The new contract will be cash-settled and will be based on the CME CF Ether-Dollar Reference Rate, which serves as a once-a-day reference rate of the US dollar price of ether. Micro Ether futures will be listed on CME and subject to its rules.
The upcoming launch, planned for December 6, is pending regulatory approval. The new offering comes after CME introduced cash-settled ether futures contracts in February, noting at the time that the product would be an additional tool for investors amid the demand for and growth of bitcoin futures and options markets.
Since CME’s ether futures launch in February, more than 675,500 contracts have traded. Ethereum’s price has gone up about 170% in that span, according to Giovanni Vicioso, CME Group’s senior director of equity and alternative investment products.
Ethereum had a price of $4,520, as of Noon ET, according to CoinGecko. Its market capitalization was roughly $535 billion at that time, which is nearly half of bitcoin’s.
Micro ether futures are sized at one-tenth of one ether. The new offering will provide an efficient, cost-effective way for individual and institutional investors to hedge their ether price risk or more nimbly execute ether trading strategies, company executives said.

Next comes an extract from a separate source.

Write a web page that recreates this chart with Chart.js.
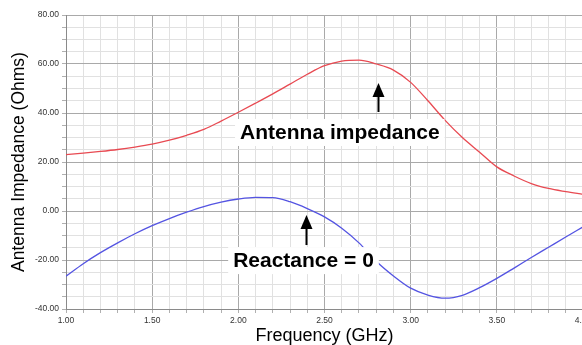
<!DOCTYPE html>
<html>
<head>
<meta charset="utf-8">
<script src="https://cdn.jsdelivr.net/npm/chart.js@4.4.1/dist/chart.umd.min.js"></script>
<style>
  html, body { margin: 0; padding: 0; background: #fff; overflow: hidden; width: 582px; height: 345px; }
  #wrap { position: relative; width: 600px; height: 345px; }
</style>
</head>
<body>
<div id="wrap"><canvas id="c" width="600" height="345"></canvas></div>
<script>
// ---- data ----
const frequencyGHz = [1.0,1.1,1.2,1.3,1.4,1.5,1.6,1.7,1.8,1.9,2.0,2.1,2.2,2.3,2.4,2.5,2.6,2.7,2.8,2.9,3.0,3.1,3.2,3.3,3.4,3.5,3.6,3.7,3.8,3.9,4.0];
const resistanceOhms = [23,23.6,24.3,25.1,26.1,27.3,28.9,30.9,33.3,36.7,40.3,44,47.8,51.8,55.8,59.3,61.2,61.6,60,57.5,52.5,45,37,30,24,18,14.3,11.2,9.2,7.9,6.8];
const reactanceOhms = [-26.6,-21.5,-17,-13,-9.3,-6,-3.1,-0.5,1.8,3.6,4.9,5.6,5.5,3.8,1,-2.4,-7,-13,-20.5,-26.5,-31.5,-34.3,-35.6,-34.4,-31.3,-27.5,-23.3,-19,-14.8,-10.6,-6.5];
const xTickLabelsEvery = 0.5;   // labelled x ticks: 1.00, 1.50 ... 4.00
const yTickLabelsEvery = 20;    // labelled y ticks: -40.00 ... 80.00
const annotationTexts = ['Antenna impedance', 'Reactance = 0'];

// ---- annotation placement (data units) ----
const textNotes = [
  { text: annotationTexts[0], x: 2.01, y: 29.4 },
  { text: annotationTexts[1], x: 1.97, y: -22.9 }
];
const arrowNotes = [
  { x: 2.81, tip: 52.2, base: 40.4 },
  { x: 2.39, tip: -1.6, base: -13.9 }
];

const isMult = (v, m) => Math.abs(v / m - Math.round(v / m)) < 1e-6;

const annotationPlugin = {
  id: 'notes',
  afterDatasetsDraw(chart) {
    const ctx = chart.ctx, xs = chart.scales.x, ys = chart.scales.y;
    ctx.save();
    ctx.font = 'bold 21px "Liberation Sans", Arial, sans-serif';
    ctx.textBaseline = 'alphabetic';
    ctx.textAlign = 'left';
    textNotes.forEach(n => {
      const px = xs.getPixelForValue(n.x), py = ys.getPixelForValue(n.y);
      const w = ctx.measureText(n.text).width;
      ctx.fillStyle = '#fff';
      ctx.fillRect(px - 5, py - 20, w + 10, 27);
      ctx.fillStyle = '#000';
      ctx.fillText(n.text, px, py);
    });
    arrowNotes.forEach(a => {
      const px = Math.round(xs.getPixelForValue(a.x)) + 0.5;
      const tip = ys.getPixelForValue(a.tip), base = ys.getPixelForValue(a.base);
      ctx.strokeStyle = '#000';
      ctx.lineWidth = 2;
      ctx.beginPath();
      ctx.moveTo(px, base);
      ctx.lineTo(px, tip + 12);
      ctx.stroke();
      ctx.fillStyle = '#000';
      ctx.beginPath();
      ctx.moveTo(px, tip);
      ctx.lineTo(px - 6, tip + 14);
      ctx.lineTo(px + 6, tip + 14);
      ctx.closePath();
      ctx.fill();
    });
    ctx.restore();
  }
};

const gridColor = (every) => (c) => (c.tick && isMult(c.tick.value, every)) ? '#a9a9a9' : '#e1e1e1';
const tickFont = { family: '"Liberation Sans", Arial, sans-serif', size: 8.5 };

new Chart(document.getElementById('c'), {
  type: 'line',
  data: {
    datasets: [
      {
        label: 'Resistance',
        data: frequencyGHz.map((f, i) => ({ x: f, y: resistanceOhms[i] })),
        borderColor: 'rgb(232,74,82)',
        borderWidth: 1.3,
        pointRadius: 0,
        tension: 0.4,
        cubicInterpolationMode: 'monotone',
        fill: false
      },
      {
        label: 'Reactance',
        data: frequencyGHz.map((f, i) => ({ x: f, y: reactanceOhms[i] })),
        borderColor: 'rgb(84,84,226)',
        borderWidth: 1.3,
        pointRadius: 0,
        tension: 0.4,
        cubicInterpolationMode: 'monotone',
        fill: false
      }
    ]
  },
  options: {
    responsive: false,
    animation: false,
    devicePixelRatio: 1,
    layout: { padding: { top: 15, right: 17, left: 0, bottom: 0 } },
    plugins: { legend: { display: false }, tooltip: { enabled: false } },
    scales: {
      x: {
        type: 'linear',
        min: 1, max: 4,
        ticks: {
          stepSize: 0.1,
          autoSkip: false,
          maxRotation: 0,
          padding: 3,
          color: '#333',
          font: tickFont,
          callback: (v) => isMult(v, xTickLabelsEvery) ? Number(v).toFixed(2) : ''
        },
        grid: { color: gridColor(xTickLabelsEvery), tickColor: '#b0b0b0', tickLength: 4, lineWidth: 1 },
        border: { color: '#8a8a8a', width: 1 },
        title: {
          display: true,
          text: 'Frequency (GHz)',
          color: '#000',
          font: { family: '"Liberation Sans", Arial, sans-serif', size: 18, lineHeight: 1 },
          padding: { top: 0, bottom: 0 }
        },
        afterFit: (s) => { s.height = 36; }
      },
      y: {
        type: 'linear',
        min: -40, max: 80,
        ticks: {
          stepSize: 5,
          autoSkip: false,
          padding: 3,
          color: '#333',
          font: tickFont,
          callback: (v) => isMult(v, yTickLabelsEvery) ? Number(v).toFixed(2) : ''
        },
        grid: { color: gridColor(yTickLabelsEvery), tickColor: '#b0b0b0', tickLength: 4, lineWidth: 1 },
        border: { color: '#8a8a8a', width: 1 },
        title: {
          display: true,
          text: 'Antenna Impedance (Ohms)',
          color: '#000',
          font: { family: '"Liberation Sans", Arial, sans-serif', size: 17.5, lineHeight: 1 },
          padding: { top: 10, bottom: 0 }
        },
        afterFit: (s) => { s.width = 66; }
      }
    }
  },
  plugins: [annotationPlugin]
});
</script>
</body>
</html>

CME unveiled bitcoin futures contracts in December 2017 and added micro bitcoin futures — also one-tenth the size of one bitcoin — in May. Micro Bitcoin futures have traded more than 2.7 million contracts since then.
Since CME’s ether futures launch in February, about 2,200 accounts have traded the product, Vicioso noted. Ether futures averaged 53 large open-interest holders — an entity that holds at least 25 contracts — in October. Bitcoin futures did not reach that level of large open-interest holders until more than two years after it launched, he explained.
Ether futures volume, which represented about 5% of bitcoin futures volume earlier this year, grew to about 80% of bitcoin futures volume in September, the executive added.
“Ether [futures] has really had a much quicker adoption in terms of institutions and sophisticated traders that are accessing that contract,” Vicioso said.
Discussion around crypto futures contracts has ballooned recently amid the launch of the first bitcoin futures ETFs in the US last month. Industry professionals have shared various opinions of when an Ethereum futures ETF could launch, with Bloomberg Intelligence Analyst James Seyffart predicting one could hit the market in the first half of 2022.
Vicioso called the bitcoin futures ETF launches a milestone but declined to comment on potential ether futures ETFs.
“Certainly, ETFs are a welcome addition and a complementary product to the futures,” he said.